これも、人生で節目となるそれぞれの年代を通して、いかに生きたかを客観視した孔子の言葉でしょう。
 
私は、今年70歳という節目の年を迎えていますが、孔子の言う「心の欲する所に従へども、矩(のり)を踰(こ)えない」ことの難しさを日々感じながら生活しています。きっと、周りに対する考えが至らない者だからでしょう。「気(き)配り、目(め)配り、心(こ)配り」のできる「き・め・こまやかさ」が、私の課題です。
 
この「節」には『山月記』の主人公・李徴のように「節を屈して」(志を曲げて)生きねばならない苦難を指す言葉がある一方で、「晩節」という言葉もあります。「晩節を全うする」とか、反対に「晩節を汚す」などと使われています。私は、人生の秋から冬を迎えつつある老齢の身だけに、「晩節」をもっと意識し、心して生きようと思い始めました。

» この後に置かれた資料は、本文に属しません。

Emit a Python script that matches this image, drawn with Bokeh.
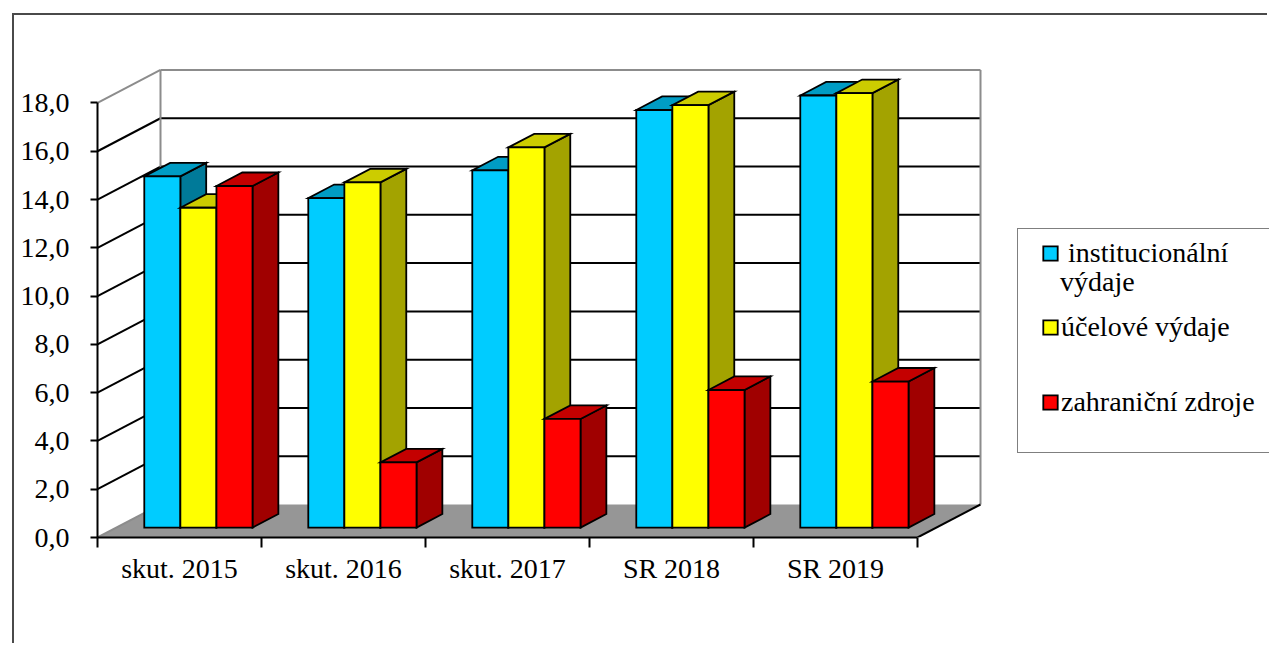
from bokeh.plotting import figure
from bokeh.models import (FixedTicker, CustomJSTickFormatter, Legend, LegendItem, Range1d)
from bokeh.embed import file_html
from bokeh.resources import INLINE

# ---------------- data ----------------
categories = ["skut. 2015", "skut. 2016", "skut. 2017", "SR 2018", "SR 2019"]
series_names = [" institucionální", "účelové výdaje", "zahraniční zdroje"]
series_name_wrap = "výdaje"   # second line of the first legend entry
institucionalni_vydaje = [14.55, 13.65, 14.80, 17.30, 17.90]
ucelove_vydaje = [13.25, 14.30, 15.75, 17.50, 18.00]
zahranicni_zdroje = [14.15, 2.70, 4.50, 5.70, 6.05]
y_tick_values = [0, 2, 4, 6, 8, 10, 12, 14, 16, 18]

# ---------------- style ----------------
series_values = [institucionalni_vydaje, ucelove_vydaje, zahranicni_zdroje]
front_colors = ["#00CCFF", "#FFFF00", "#FF0000"]
top_colors = ["#009CC4", "#CCCC00", "#C40000"]
side_colors = ["#007A99", "#A3A300", "#A00000"]
FONT = "Liberation Serif"
FS = "28px"

W, H = 1255, 630
BL, BT, BB, BR = 83, 45, 108, 0
PX_CAT, PX_VAL = 164.0, 24.14
DX = 63.0 / PX_CAT          # floor depth in x units
DY = 33.0 / PX_VAL          # floor depth in value units
BAR_D0, BAR_D1 = 0.30, 0.71  # bar front / back depth fractions
BAR_W = 0.22
GAP = (1 - 3 * BAR_W) / 2
n_cat = len(categories)
y_top = max(y_tick_values)

p = figure(width=W, height=H, output_backend="svg", toolbar_location=None,
           x_range=Range1d(0, (W - BL - BR) / PX_CAT),
           y_range=Range1d(0, (H - BT - BB) / PX_VAL),
           min_border_left=BL, min_border_top=BT, min_border_bottom=BB,
           min_border_right=BR)
p.margin = (13, 0, 0, 12)
p.styles = {"border-left": "2px solid #4A4A4A", "border-top": "2px solid #4A4A4A"}
p.grid.visible = False
p.outline_line_color = None
p.background_fill_color = "white"
p.border_fill_color = "white"

# ---------------- walls & grid ----------------
inner = [v for v in y_tick_values if 0 < v < y_top]
p.multi_line(xs=[[DX, n_cat + DX] for v in inner], ys=[[v + DY, v + DY] for v in inner],
             line_color="black", line_width=2)
p.multi_line(xs=[[0, DX] for v in inner], ys=[[v, v + DY] for v in inner],
             line_color="black", line_width=2)
p.multi_line(xs=[[DX, DX], [n_cat + DX, n_cat + DX], [DX, n_cat + DX], [0, DX]],
             ys=[[DY, y_top + DY], [DY, y_top + DY], [y_top + DY, y_top + DY], [y_top, y_top + DY]],
             line_color="#8C8C8C", line_width=2)
# floor
p.patch([0, n_cat, n_cat + DX, DX], [0, 0, DY, DY], fill_color="#969696", line_color=None)
p.line([0, DX], [0, DY], line_color="#8C8C8C", line_width=2)
p.line([n_cat, n_cat + DX], [0, DY], line_color="black", line_width=2)

# ---------------- bars ----------------
xs, ys, fills = [], [], []
bdx, bdy = (BAR_D1 - BAR_D0) * DX, (BAR_D1 - BAR_D0) * DY
front_index = {}
for i in range(n_cat):
    for s, vals in enumerate(series_values):
        v = vals[i]
        x0 = i + GAP + s * BAR_W + BAR_D0 * DX
        x1 = x0 + BAR_W
        y0 = BAR_D0 * DY
        y1 = y0 + v
        xs.append([x1, x1 + bdx, x1 + bdx, x1]); ys.append([y0, y0 + bdy, y1 + bdy, y1])
        fills.append(side_colors[s])
        xs.append([x0, x1, x1 + bdx, x0 + bdx]); ys.append([y1, y1, y1 + bdy, y1 + bdy])
        fills.append(top_colors[s])
        xs.append([x0, x1, x1, x0]); ys.append([y0, y0, y1, y1])
        fills.append(front_colors[s])
        front_index.setdefault(s, len(fills) - 1)
bars = p.patches(xs=xs, ys=ys, fill_color=fills, line_color="black", line_width=1.8,
                 line_join="miter")

# ---------------- axes ----------------
xa = p.xaxis[0]
xa.ticker = FixedTicker(ticks=[i + 0.5 for i in range(n_cat)], minor_ticks=list(range(n_cat + 1)))
xa.formatter = CustomJSTickFormatter(args=dict(labels=categories),
                                     code="return labels[Math.floor(tick)];")
xa.bounds = (0, n_cat)
xa.major_tick_in = 0
xa.major_tick_out = 0
xa.major_tick_line_color = None
xa.minor_tick_in = 0
xa.minor_tick_out = 10
xa.minor_tick_line_color = "black"
xa.minor_tick_line_width = 2
xa.axis_line_color = "black"
xa.axis_line_width = 2
xa.major_label_text_font = FONT
xa.major_label_text_font_size = FS
xa.major_label_text_color = "black"
xa.major_label_standoff = 5

ya = p.yaxis[0]
ya.ticker = FixedTicker(ticks=y_tick_values, minor_ticks=[])
ya.formatter = CustomJSTickFormatter(code="return tick.toFixed(1).replace('.', ',');")
ya.bounds = (0, y_top)
ya.major_tick_in = 0
ya.major_tick_out = 7
ya.major_tick_line_color = "black"
ya.major_tick_line_width = 2
ya.minor_tick_line_color = None
ya.axis_line_color = "black"
ya.axis_line_width = 2
ya.major_label_text_font = FONT
ya.major_label_text_font_size = FS
ya.major_label_text_color = "black"
ya.major_label_standoff = 21

# ---------------- legend ----------------
common = dict(margin=0, padding=23, glyph_width=18, glyph_height=18, label_standoff=2,
              label_text_font=FONT, label_text_font_size=FS, label_text_color="black")
legend_box = Legend(items=[LegendItem(label=series_names[s], renderers=[bars], index=front_index[s])
                           for s in (1, 2)],
                    location=(920, 84), spacing=20, label_height=55, label_width=260,
                    title=" ", title_text_font=FONT, title_text_font_size=FS, title_standoff=15,
                    border_line_color="black", border_line_width=1.5,
                    background_fill_color="white", background_fill_alpha=1, **common)
legend_top = Legend(items=[LegendItem(label=series_names[0], renderers=[bars], index=front_index[0])],
                    location=(944, 257), spacing=0, label_height=55, label_width=260,
                    border_line_color=None, background_fill_alpha=0, **common)
# the wrapped second line of the first entry carries no swatch
no_swatch = p.scatter(x=[], y=[], alpha=0)
legend_wrap = Legend(items=[LegendItem(label=series_name_wrap, renderers=[no_swatch])],
                     location=(943, 239), spacing=0, label_height=33, label_width=200,
                     border_line_color=None, background_fill_alpha=0, **common)
p.add_layout(legend_box)
p.add_layout(legend_top)
p.add_layout(legend_wrap)

with open("out.html", "w", encoding="utf-8") as f:
    f.write(file_html(p, INLINE))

中国には「寒花晩節」(かんかばんせつ)の言葉があるそうです。「年齢を全うすること」「人としての正しい道を踏み行うこと」の意味に用いられていました。朱子(朱熹)がまとめた、宋の名臣とされた人々の言行録集『宋名臣言行録』が出典だそうです。帝王学のテキストとして日本でも古来より読み継がれ、明治天皇も愛読した一冊だという記事を見つけました。ヘーボタン?
 
朱子(朱熹)は、中国南宋の儒学者で1130年~1200年の人ですから、平安末期から鎌倉初期の時代に相当します。その頃に生まれ、800歳にもなる言葉、それが「寒花晩節」です。老後を全うする種子を心に蒔かれた気分です。大事に育てなければならない種ですが、忘れん坊の私に、水やり当番、大丈夫かな?
 

※一昨日は、敬老の日のプレゼントと言うことで、少し早いけれども班長さんが老人の家々を周り、菓子折りを配ってくれました。子や孫たちと遠く離れて暮らす我々夫婦ですが、鶴亀の絵が印刷されたカードに、子ども会の一人が書いた「けんこうにおすごしください」の一言が心に沁みました。「ありがとう!」のお礼を申します。